The role of fishing
The Northeast Atlantic region was found to have the highest fisheries exploitation rates, whereas Aleutian Islands and Barents Sea had the lowest rates (Figure S2.7). This finding is consistent with previous work on the footprint of bottom trawling, where around 2% of the total area was trawled in the Aleutian Islands and 45% in the North Sea (Amoroso et al. 2018). The exploitation rates in the North Sea showed the most pronounced temporal decline in catch per biomass (i.e., from 0.4 in the 1980s to 0.2 year-1 in recent years), supporting previous studies documenting a strong reduction of fishing pressure on the demersal community (Couce et al. 2020). All North American regions had exploitation rates <0.06 year-1. These lower rates, compared with the Northeast Atlantic region, may be due to a different fisheries management strategy (Battista et al. 2018) and/or because fewer demersal species are commercially exploited.

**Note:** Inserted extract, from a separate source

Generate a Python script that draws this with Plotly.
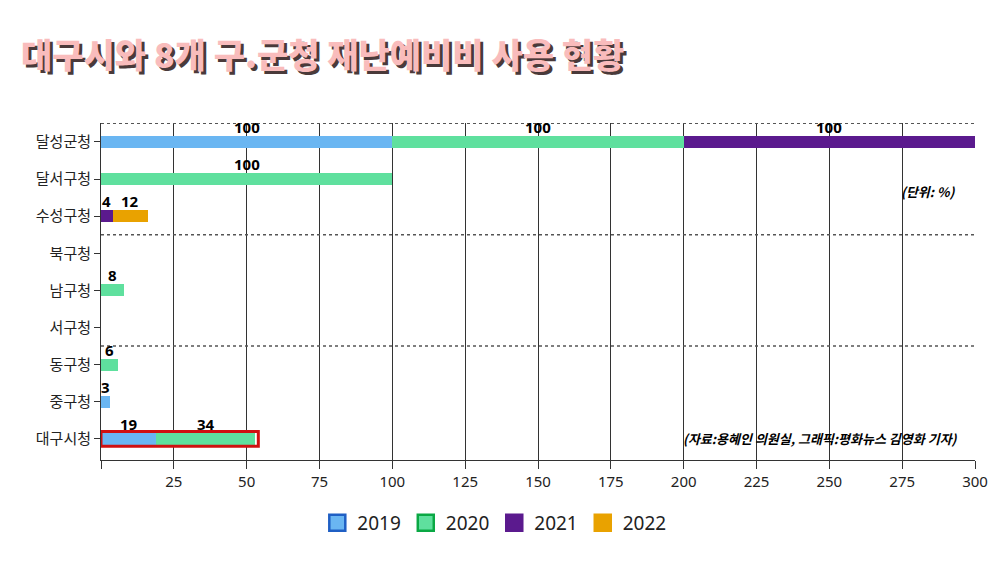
import plotly.graph_objects as go

categories = ["달성군청", "달서구청", "수성구청", "북구청", "남구청", "서구청", "동구청", "중구청", "대구시청"]
years = ["2019", "2020", "2021", "2022"]
v2019 = [100, 0, 0, 0, 0, 0, 0, 3, 19]
v2020 = [100, 100, 0, 0, 8, 0, 6, 0, 34]
v2021 = [100, 0, 4, 0, 0, 0, 0, 0, 0]
v2022 = [0, 0, 12, 0, 0, 0, 0, 0, 0]
series = [v2019, v2020, v2021, v2022]
fills = ["#6ab6f2", "#5fe09e", "#5b1a8e", "#e9a200"]
borders = ["#1f5fc4", "#0aa844", "#5b1a8e", "#e9a200"]
xticks = [0, 25, 50, 75, 100, 125, 150, 175, 200, 225, 250, 275, 300]

fig = go.Figure()
for name, vals, f, b in zip(years, series, fills, borders):
    fig.add_trace(go.Bar(y=categories, x=vals, name=name, orientation="h", showlegend=False,
                         marker=dict(color=f, line=dict(width=0)), width=0.32))
for name, f, b in zip(years, fills, borders):
    fig.add_trace(go.Scatter(x=[None], y=[None], mode="markers", name=name,
                             marker=dict(symbol="square", size=20, color=f, line=dict(color=b, width=2.5))))

ann = []
base = [0] * len(categories)
for vals in series:
    for i, v in enumerate(vals):
        if v > 0:
            ann.append(dict(x=base[i] + v / 2, y=categories[i], text=f"<b>{v}</b>", showarrow=False,
                            yshift=15, font=dict(size=15, color="black", family="Noto Sans")))
        base[i] += v

title = "대구시와 8개 구.군청 재난예비비 사용 현황"
for dx, col in [(3, "#4a3a3a"), (0, "#f9bcbc")]:
    ann.append(dict(xref="paper", yref="paper", x=0.0, y=1.0, xanchor="left", yanchor="middle",
                    text=title, showarrow=False, xshift=-82 + dx, yshift=70 - dx,
                    font=dict(size=34, color=col, family="Noto Sans CJK KR", weight=900)))
ann.append(dict(x=294, y=categories[1], text="<b><i>(단위: %)</i></b>", showarrow=False, yshift=-12,
                xanchor="right", font=dict(size=13, color="black", family="Noto Sans CJK KR")))
ann.append(dict(x=295, y=categories[8], text="<b><i>(자료:용혜인 의원실, 그래픽:평화뉴스 김영화 기자)</i></b>",
                showarrow=False, xanchor="right", font=dict(size=13, color="black", family="Noto Sans CJK KR")))

shapes = []
for yv in [-0.5, 2.5, 5.5]:
    shapes.append(dict(type="line", xref="paper", x0=0, x1=1, y0=yv, y1=yv,
                       line=dict(color="#555", width=1.5, dash="dot")))
shapes.append(dict(type="rect", x0=0, x1=54, y0=8 - 0.2, y1=8 + 0.2, line=dict(color="#d01010", width=3)))

fig.update_layout(
    width=1000, height=579, paper_bgcolor="white", plot_bgcolor="white",
    margin=dict(l=93, r=33, t=115, b=127),
    barmode="stack",
    font=dict(family="Noto Sans CJK KR", size=15, color="#222"),
    xaxis=dict(range=[0, 300], tickvals=xticks, ticktext=[""] + [str(t) for t in xticks[1:]],
               showgrid=True, gridcolor="#333", gridwidth=1.3, zeroline=False,
               ticks="outside", ticklen=8, tickcolor="#333", showline=True, linecolor="#333",
               tickfont=dict(size=15, family="Noto Sans")),
    yaxis=dict(categoryorder="array", categoryarray=categories, range=[8.57, -0.51],
               showgrid=False, ticks="outside", ticklen=6, tickcolor="#333", automargin=False,
               showline=True, linecolor="#333", tickfont=dict(size=15)),
    legend=dict(orientation="h", x=0.45, xanchor="center", y=-0.13, yanchor="top",
                traceorder="normal", font=dict(size=19, family="Noto Sans")),
    annotations=ann, shapes=shapes,
)
fig.write_html("out.html")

We found a strong negative relationship between demersal community biomass and a log10-transformed fishing exploitation rate. This implies that small increases at low exploitation rate (based on the untransformed data) may cause large declines in demersal community biomass. We expect that this non-linear effect is caused by the decline of large and long-lived individuals that have accumulated biomass over their lifetime. Additionally, fishing had a weak but negative relationship with the mean trophic level of the community, which in turn had a negative relationship with biomass (see Figure S2.2 for hypothesized mechanisms). This indirect effect of fishing channeled through mean trophic level is thus positive on demersal community biomass but is weaker than the direct negative effect of fishing. The sensitivity of the demersal fish community to fishing highlights that reducing fishing mortality is an effective way of reducing the impacts of climate change on the fish community, sensu Brander (2007). Our results further stress the need for future exploitation rate scenarios in line with the Shared Socioeconomic Pathways for making climate change projections of fish biomass (Hamon et al.2021).